Customary Law and Deceased Estates

01 September 2022 ,  Gerda Janse van Rensburg 1758

South African customary law refers to an usually uncodified legal system developed and practiced by the indigenous communities of South Africa. The different cultural laws by different tribes is managed by the customary law and these different rules are acknowledged by the Constitution.

When someone who was married according to Customary laws passes away,  the finalization of the estate might be a bit more tricky than usual.

When a spouse alleges that he or she is a partner in customary union, proof in the form of a certificate of registration must be lodged (see Section 4(5)(b) of the Recognition of Customary Marriages Act 120 of 1998, as amended).
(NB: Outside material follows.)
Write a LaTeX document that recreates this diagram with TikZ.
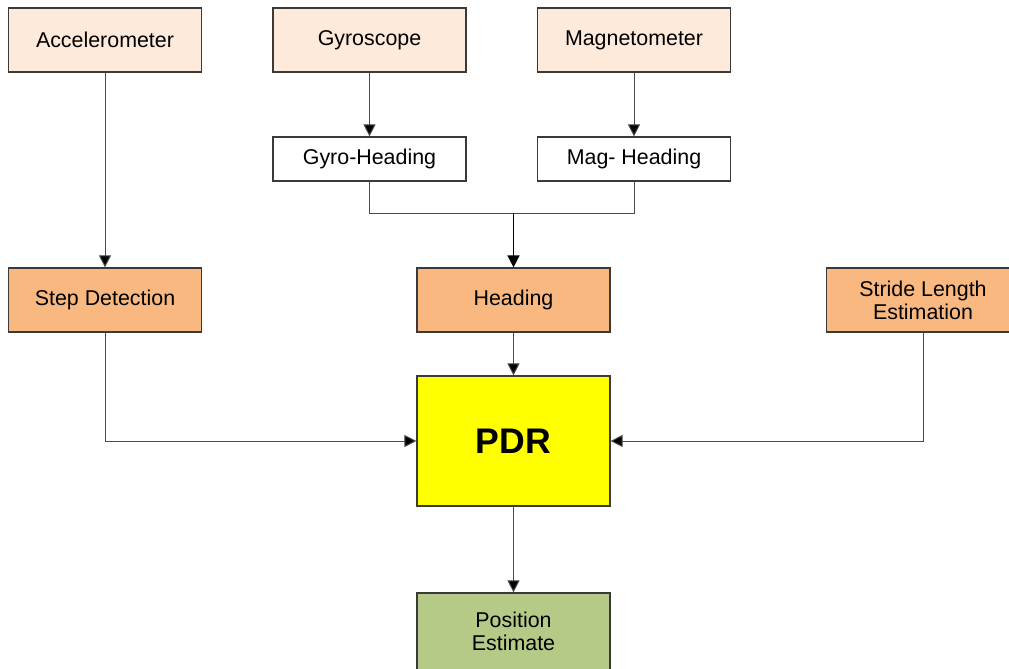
\documentclass[tikz,border=0pt]{standalone}
\usepackage{fontspec}
\setmainfont{Liberation Sans}
\usetikzlibrary{arrows.meta}
\definecolor{sensor}{HTML}{FDEADA}
\definecolor{stage}{HTML}{F9B880}
\definecolor{core}{HTML}{FFFF00}
\definecolor{result}{HTML}{B6CA88}
\definecolor{edge}{HTML}{3A3A3A}
\definecolor{wire}{HTML}{4A4A4A}
\tikzset{
  box/.style={draw=edge, line width=0.6pt, minimum width=96.5pt, minimum height=32pt,
    inner sep=0pt, align=center, font=\fontsize{10.7}{11.5}\selectfont},
  sensorbox/.style={box, fill=sensor},
  headbox/.style={box, fill=white, minimum height=22pt},
  stagebox/.style={box, fill=stage},
  corebox/.style={box, fill=core, minimum height=65pt, font=\fontsize{17.8}{20}\selectfont\bfseries},
  resultbox/.style={box, fill=result, minimum height=38.5pt},
  link/.style={draw=wire, line width=0.5pt},
  arrowlink/.style={link, -{Triangle[length=6pt,width=6pt,fill=black]}},
}
\begin{document}
\begin{tikzpicture}[x=0.5pt,y=-0.5pt]
\clip (0,0) rectangle (1009,669);
\fill[white] (0,0) rectangle (1009,669);

% sensors
\node[sensorbox] (acc)  at (105,40)   {Accelerometer};
\node[sensorbox] (gyro) at (369.5,40) {Gyroscope};
\node[sensorbox] (mag)  at (634,40)   {Magnetometer};

% heading sources
\node[headbox] (gyroh) at (369.5,159) {Gyro-Heading};
\node[headbox] (magh)  at (634,159)   {Mag- Heading};

% processing stages
\node[stagebox] (step)   at (105,300)   {Step Detection};
\node[stagebox] (head)   at (513.5,300) {Heading};
\node[stagebox] (stride) at (923,300)   {Stride Length\\Estimation};

% fusion and output
\node[corebox] (pdr) at (513.5,441) {PDR};
\node[resultbox] (pos) at (513.5,631.5) {Position\\Estimate};

\coordinate (join) at (513.5,213);

% connectors
\draw[arrowlink] (acc.south) -- (step.north);
\draw[arrowlink] (gyro.south) -- (gyroh.north);
\draw[arrowlink] (mag.south) -- (magh.north);
\draw[link] (gyroh.south) |- (join);
\draw[link] (magh.south) |- (join);
\draw[arrowlink, draw=black, line width=0.8pt] (join) -- (head.north);
\draw[arrowlink] (head.south) -- (pdr.north);
\draw[arrowlink] (step.south) |- (pdr.west);
\draw[arrowlink] (stride.south) |- (pdr.east);
\draw[arrowlink] (pdr.south) -- (pos.north);
\end{tikzpicture}
\end{document}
In the court case of Bhe v the Magistrate of Khayelitsha the judge gave decision that changed the way in which Customarily married persons’s estates will be finalized.

In short the following:

While he was still alive, the deceased lived with Ms Bhe and one of their two daughters in Khayelitsha. There was no proof whether these two were married. Their second daughter lived with the grandfather in the Eastern Cape.  The deceased died without a will, and his estate was to be distributed in terms of customary law. This meant that the grandfather would have inherited the estate to the exclusion of Ms Bhe and her two daughters.
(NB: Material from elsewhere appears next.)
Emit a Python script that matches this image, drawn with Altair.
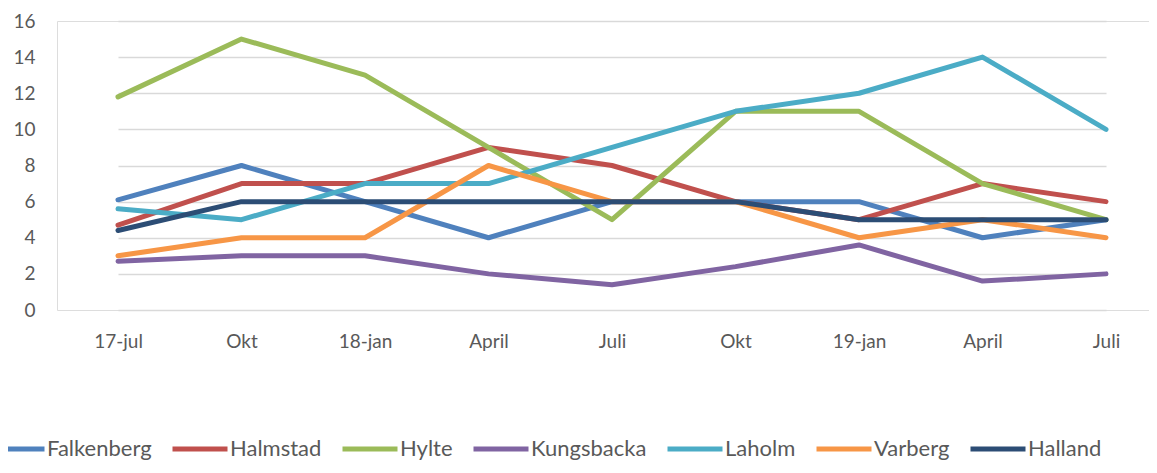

The wife (Ms Bhe) applied to Court to have her two daughters declared the only beneficiaries of her husband’s estate. The Constitutional Court held that the customary law of succession was constrained by Section 23 of the Black Administration Act, and was not allowed to develop to meet the changes in the society that it was meant to serve. As a result it stagnated and became out of touch with the realities of urbanization and changing family relationships. In its current guise it is unconstitutional since it discriminates on the basis of gender and birth

All deceased estates will be distributed in terms of the Intestate Succession Act. This means that the beneficiaries in order of preference are: the spouse of the deceased; the descendants of the deceased; the parents of the deceased (only if the deceased died without a surviving spouse or descendants); and the siblings of the deceased (only if one or both parents are predeceased).

After the Bhe decision, deceased estates will all be administered in terms of the Administration of Estates Act, 1965 (Act 66 of 1965, as amended). This implies that Magistrates will no longer supervise and administer deceased estates; only the Master of the High Court will do so.